I looked down at the Doctor’s face, willing him to open his eyes and save the day. Instead, his lips moved, forming words that I couldn’t make out.

“Come, human!” ordered the vicious alien.

Thinking quickly, I threw myself over the Doctor’s body, pretending to cry. My head landed inches away from his mouth, and I could hear what he was saying.

“Unplug it,” he whispered. “Don’t make it obvious.”

Still acting, I stood and backed away from the Rutans, closer and closer to the battery.

“No, please!” I wailed and pretended to trip on one of the wires, landing myself exactly where I wanted to be.

“Get up!” The Rutans drew nearer, blue electricity jumping from their glowing green bodies. “Get up now, human!”

Sorry,” I said, dropping the act. “I don’t take orders from aliens.” And with that, I yanked a handful of wires from the battery.

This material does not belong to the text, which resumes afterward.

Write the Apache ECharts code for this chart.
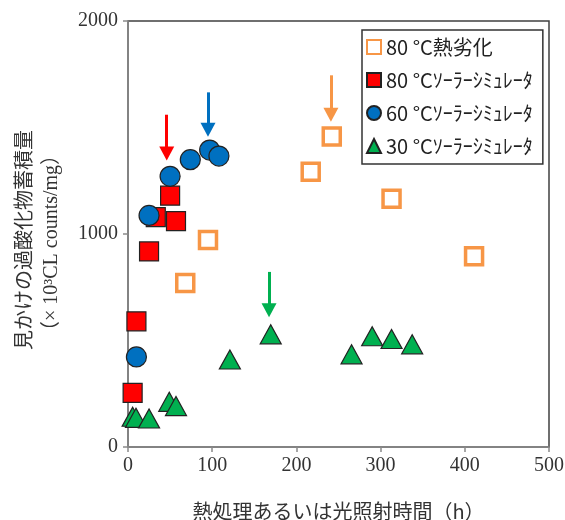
<!DOCTYPE html>
<html>
<head>
<meta charset="utf-8">
<script src="https://cdn.jsdelivr.net/npm/echarts@6/dist/echarts.min.js"></script>
<style>html,body{margin:0;padding:0;background:#fff}#c{width:565px;height:520px}</style>
</head>
<body>
<div id="c"></div>
<script>
// ---- data ----
var seriesNames = ['80 °C熱劣化', '80 °Cｿｰﾗｰｼﾐｭﾚｰﾀ', '60 °Cｿｰﾗｰｼﾐｭﾚｰﾀ', '30 °Cｿｰﾗｰｼﾐｭﾚｰﾀ'];
var heat80 = [[68, 770], [95, 972], [217, 1292], [242, 1458], [313, 1166], [411, 895]];
var solar80 = [[5.5, 254], [10, 590], [25, 918], [33, 1079], [57, 1060], [50, 1180]];
var solar60 = [[10, 423], [25, 1087], [50, 1271], [74, 1349], [97, 1394], [108, 1366]];
var solar30 = [[5.5, 142], [9.5, 137], [25, 134], [49, 212], [57, 192], [121, 411], [169.5, 529], [265.5, 435], [290, 520], [313, 507], [337.5, 482]];
// arrows: [x, yStart, yEnd]
var arrowHeat80 = [241, 1745, 1560];
var arrowSolar80 = [46, 1560, 1378];
var arrowSolar60 = [95, 1665, 1490];
var arrowSolar30 = [167.5, 822, 642];
var xTicks = [0, 100, 200, 300, 400, 500];
var yTicks = [0, 1000, 2000];
var xTitle = '熱処理あるいは光照射時間（h）';
var yTitle1 = '見かけの過酸化物蓄積量';
var yTitle2 = '（× 10³CL counts/mg）';

var colors = ['#F79646', '#FF0000', '#0070C0', '#00B050'];

function arrow(a, color) {
  return {
    silent: true,
    symbol: ['none', 'triangle'],
    symbolSize: [15, 14],
    label: {show: false},
    lineStyle: {color: color, width: 3, type: 'solid'},
    itemStyle: {color: color},
    emphasis: {disabled: true},
    data: [[{coord: [a[0], a[1]]}, {coord: [a[0], a[2]]}]]
  };
}

var chart = echarts.init(document.getElementById('c'), null, {renderer: 'canvas'});
var serif = 'Liberation Serif';
var jp = 'Noto Sans CJK JP';

chart.setOption({
  animation: false,
  grid: {left: 128, right: 16, top: 21, bottom: 73, outerBoundsMode: 'none', containLabel: false, show: true, borderColor: '#404040', borderWidth: 1.5, backgroundColor: 'transparent'},
  legend: {
    orient: 'vertical',
    left: 362, top: 30,
    data: seriesNames,
    itemWidth: 14, itemHeight: 14,
    itemGap: 13,
    padding: [7, 10, 8, 4],
    borderColor: '#333', borderWidth: 1.5,
    backgroundColor: '#fff',
    textStyle: {fontFamily: jp, fontSize: 20, color: '#222', lineHeight: 20}
  },
  xAxis: {
    type: 'value', min: xTicks[0], max: xTicks[xTicks.length - 1], interval: 100,
    splitLine: {show: false},
    axisLine: {onZero: false, lineStyle: {color: '#8a8a8a', width: 1.5}},
    axisTick: {show: true, inside: false, length: 5, lineStyle: {color: '#8a8a8a', width: 1.5}},
    axisLabel: {fontFamily: serif, fontSize: 20, color: '#333', margin: 9, formatter: function (v) { return String(v); }},
    name: xTitle, nameLocation: 'middle', nameGap: 54,
    nameTextStyle: {fontFamily: jp, fontSize: 20, color: '#333'}
  },
  yAxis: {
    type: 'value', min: yTicks[0], max: yTicks[yTicks.length - 1], interval: 1000,
    splitLine: {show: false},
    axisLine: {onZero: false, lineStyle: {color: '#8a8a8a', width: 1.5}},
    axisTick: {show: true, inside: false, length: 5, lineStyle: {color: '#8a8a8a', width: 1.5}},
    axisLabel: {fontFamily: serif, fontSize: 20, color: '#333', margin: 10, formatter: function (v) { return String(v); }}
  },
  graphic: [
    {type: 'text', x: 23, y: 240, rotation: Math.PI / 2, style: {text: yTitle1, font: '20px "Noto Sans CJK JP"', fill: '#333', textAlign: 'center', textVerticalAlign: 'middle'}},
    {type: 'text', x: 52, y: 243, rotation: Math.PI / 2, style: {text: yTitle2, font: '20px "Liberation Serif", "Noto Sans CJK JP"', fill: '#333', textAlign: 'center', textVerticalAlign: 'middle'}}
  ],
  series: [
    {name: seriesNames[0], type: 'scatter', data: heat80, symbol: 'rect', symbolSize: 17,
     itemStyle: {color: '#fff', borderColor: colors[0], borderWidth: 3.5, opacity: 1},
     markLine: arrow(arrowHeat80, colors[0])},
    {name: seriesNames[1], type: 'scatter', data: solar80, symbol: 'rect', symbolSize: 19,
     itemStyle: {color: colors[1], borderColor: '#222', borderWidth: 1.2, opacity: 1},
     markLine: arrow(arrowSolar80, colors[1])},
    {name: seriesNames[2], type: 'scatter', data: solar60, symbol: 'circle', symbolSize: 20,
     itemStyle: {color: colors[2], borderColor: '#222', borderWidth: 1.2, opacity: 1},
     markLine: arrow(arrowSolar60, colors[2])},
    {name: seriesNames[3], type: 'scatter', data: solar30, symbol: 'triangle', symbolSize: [21, 19],
     itemStyle: {color: colors[3], borderColor: '#222', borderWidth: 1.2, opacity: 1},
     markLine: arrow(arrowSolar30, colors[3])}
  ]
});
</script>
</body>
</html>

The Doctor jumped up, grabbed the battery, and looked threateningly at the raging Rutans. “I warned you and you chose to ignore me. You brought this on yourself. And I was wondering…” he twirled one of the cables in his fingers. “How long until you run out of energy? The ship’s already out. You can’t have got that much time left.”

“Doctor!” The head Rutan screamed.

“I’m sorry.”

Then, all at once, the green jellyfishes seemed to burn out, then fell to the floor with an odd squelching sound.

***********

The Doctor seemed to be somewhere else as we headed back to the TARDIS. He had a look on his face, like he was thinking deeply about something.

“The Doctor and Lisa…” he muttered, not knowing I was listening. “Hm. Has a ring to it.”